In a larger sense, given the response the Libyan revolution has elicited from the world as well as the United States’ prominent role in the uprising, the conspicuous absence of substantive campus-wide discussion on Libya is surprising. This is thrown into sharp relief when we consider Harvard’s response to the earthquake in Japan, which included large-scale, last-minute efforts that raised both awareness and funds for disaster relief.
Harvard’s student body deserves commendation for the scale of its response after the earthquake in Japan, which evidences that it does have the capacity to react to events happening across the globe. But why has there not been similar attention paid to Libya, albeit in the form of discussion and opining? Of course, it is much easier to react decisively in the wake of natural disasters.
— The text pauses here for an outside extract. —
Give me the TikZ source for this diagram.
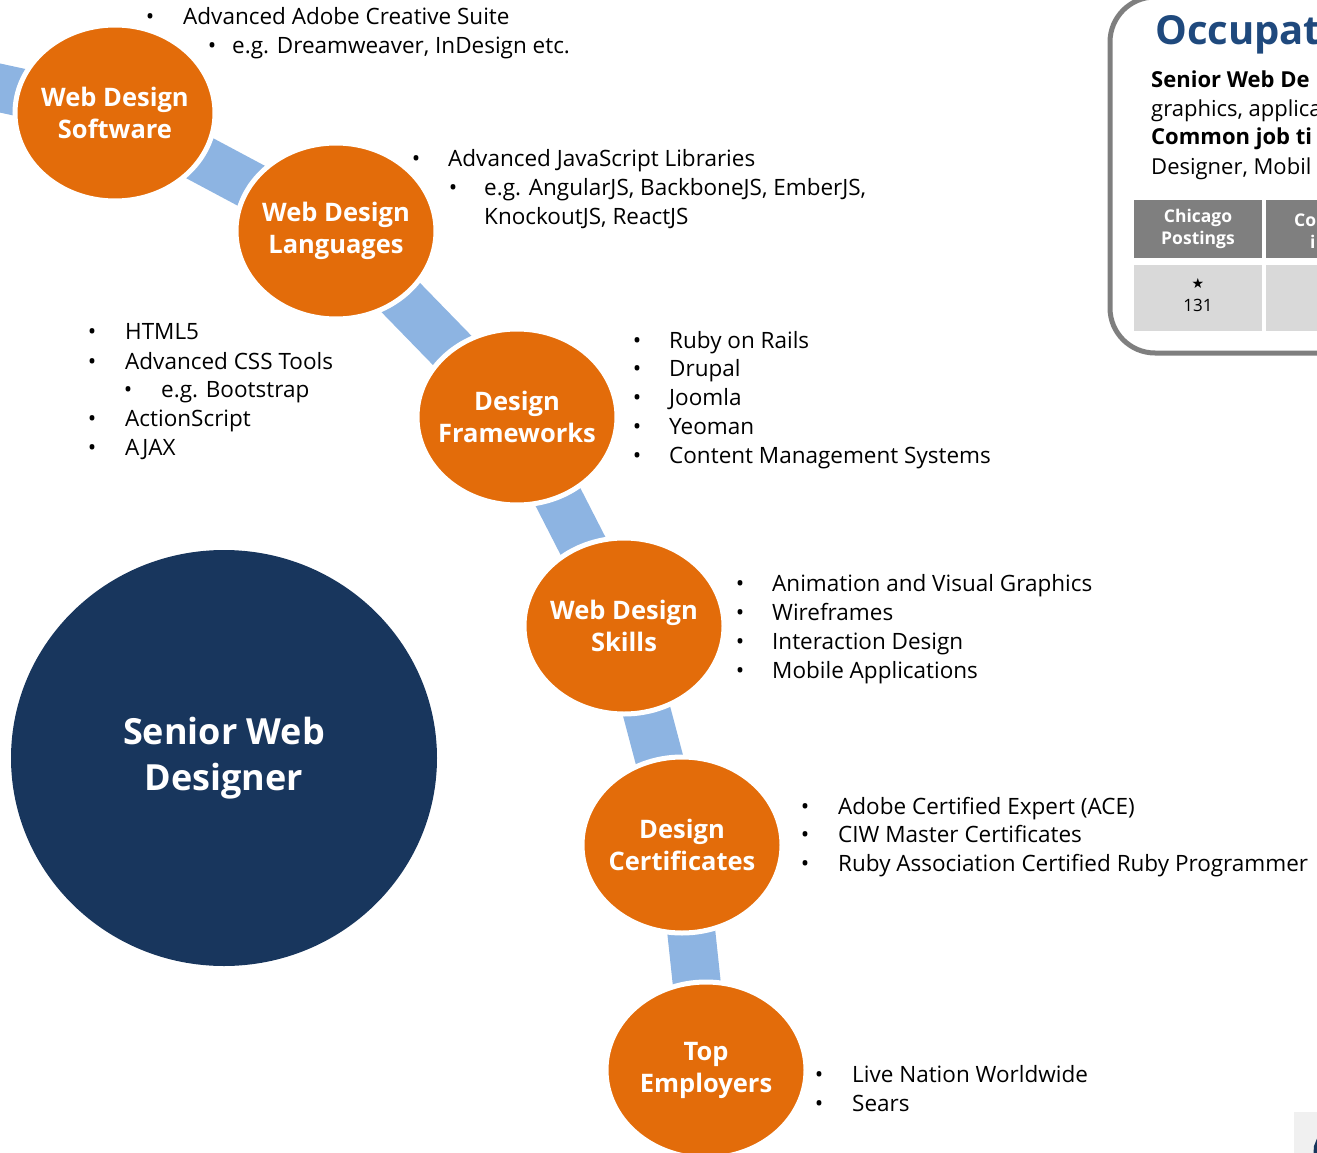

The situation in Libya is not so clear cut; indeed, a poll by the Pew Research Center found that 46 percent of Americans want the military action in Libya to include Gaddafi’s removal and 43 percent indicate it should only include protecting Libyan civilians. It is easy to glance at the headlines and come to the conclusion that Japan needs our support, but it requires serious thought before endorsing a specific course of action in the middle of a faraway revolution. (For this reason, we appreciate President Obama’s deliberation before committing to the intervention.) At Harvard, we prize intellectual ability and substantive debate, but we should not confine these efforts to the hermetically-sealed world of courses.
This call to greater engagement with controversial world affairs is not confined to us. Indeed, all young Americans should try to take the time to become informed and to take a stand on difficult issues, before apathetically declaring that “I don’t know enough about this.” As long as we continue to live in a world that becomes more connected and more open, and as long as the United States continues to take an active interest in the world’s affairs, we ought to be well informed about a region whose future will have serious repercussions for us all. We can start with the situation in Libya.